Si può fingere di non sapere ma è difficile ignorare che solo in Calabria esistono 155 cosche, che l’ala militare della criminalità nostrana è composta da almeno 6000 uomini, che il rapporto affiliati/abitanti tocca il 2,7%. Senza dimenticare il numero più impressionante, ovvero quei 35 milioni di fatturato annuo, (stimati per difetto), che superano di gran lunga il pil dell’intera regione. Tutto questo si può vedere oppure si possono chiudere gli occhi. Si può conoscere o cercare di ignorare. Si può dire oppure tacere. In questa Calabria che brucia, che annaspa, che muore ogni giorno, anche l’informazione può essere complice o guidare la rivolta delle anime. Tanti giornalisti provano a fare il loro dovere e tanti, negli ultimi mesi, sono stati presi di mira dalla ‘ndrangheta, che ha fatto recapitare loro messaggi poco cifrati. L’elenco è lungo e, probabilmente, destinato  a crescere, perché c’è un manipolo di giornalisti convinti che la conoscenza di ciò che accade sia l’unica possibilità affinché i calabresi capiscano e scelgano la via del riscatto. Solo se potremo continuare a sapere che mentre la gente comune annaspa c’è qualcuno che si arricchisce, che mentre elemosiniamo lavoro c’è una politica che su quel mercimonio si rafforza, che mentre pieghiamo la testa  gli uomini delle cosche ridono beffardi, avremo la speranza di capire che stiamo diventando sempre meno cittadini e sempre più schiavi. E solo capendo tutto questo, ammettendolo con noi stessi prima che con l’Italia intera, potremo decidere che il “loro” momento è finito.

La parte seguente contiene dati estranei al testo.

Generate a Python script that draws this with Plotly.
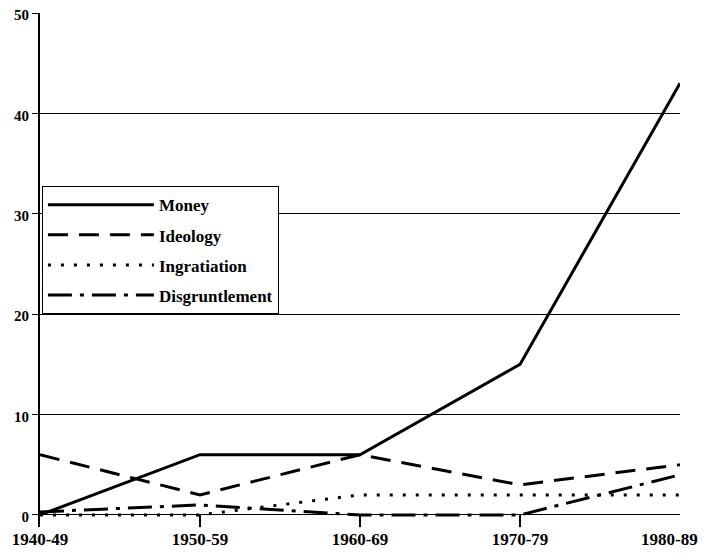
import plotly.graph_objects as go

decades = ["1940-49", "1950-59", "1960-69", "1970-79", "1980-89\u00a0\u00a0\u00a0\u00a0\u00a0"]
money = [0, 6, 6, 15, 43]
ideology = [6, 2, 6, 3, 5]
ingratiation = [0, 0, 2, 2, 2]
disgruntlement = [0.3, 1, 0, 0, 4]
y_ticks = [0, 10, 20, 30, 40, 50]

series = [
    ("Money", money, "solid"),
    ("Ideology", ideology, "20px,11px"),
    ("Ingratiation", ingratiation, "3px,10px"),
    ("Disgruntlement", disgruntlement, "24px,8px,4px,8px"),
]

fig = go.Figure()
for i, (name, vals, dash) in enumerate(series):
    fig.add_trace(go.Scatter(
        x=list(range(len(decades))), y=vals, name=name, mode="lines",
        line=dict(color="black", width=3, dash=dash),
        legendgroup=f"g{i}",
    ))

xfont = dict(family="Liberation Serif", size=17, color="black", weight="bold")
yfont = dict(family="Liberation Serif", size=15, color="black", weight="bold")
fig.update_layout(
    width=700, height=552,
    margin=dict(l=32, r=28, t=5, b=33),
    paper_bgcolor="white", plot_bgcolor="white",
    font=dict(family="Liberation Serif", size=17, color="black"),
    showlegend=True,
    legend=dict(
        x=0.003, y=0.663, xanchor="left", yanchor="top",
        bgcolor="white", bordercolor="black", borderwidth=1,
        font=dict(family="Liberation Serif", size=17, color="black", weight="bold"),
        tracegroupgap=5, traceorder="grouped", itemwidth=106, entrywidth=242,
    ),
    xaxis=dict(
        range=[0, 4], tickmode="array", tickvals=list(range(len(decades))),
        ticktext=decades, showgrid=False, zeroline=False, showline=False,
        ticks="inside", ticklen=12, tickwidth=1.5, tickcolor="black",
        tickfont=xfont, automargin=False, ticklabeloverflow="allow",
    ),
    yaxis=dict(
        range=[-1.2, 50], tickmode="array", tickvals=y_ticks,
        showgrid=True, gridcolor="black", gridwidth=1,
        zeroline=False, showline=True, linecolor="black", linewidth=2,
        ticks="outside", ticklen=6, tickcolor="black",
        tickfont=yfont, automargin=False, ticklabeloverflow="allow",
        ticklabelshift=2,
    ),
)
fig.write_html("out.html")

 Che la Calabria è nostra, perché ce l’hanno data in nostri padri e qui vogliamo vivere, per consegnarla ai nostri figli. In questa terra bellissima, azzurra come il mare, verde come le pinete, silenziosa come le gole di montagna e allegra come le feste di paese. In questa Calabria che tentano di sottrarci e che ognuno di noi calabresi vuole riprendersi. Partendo da Reggio Calabria, sabato prossimo, e andando avanti – con fatica e sudore – lavorando, scrivendo, parlando, rialzando la testa e riconquistando l’orgoglio di cittadini. Che per vivere non hanno bisogno di favori, mazzette e pistole, ma solo di Stato e diritti.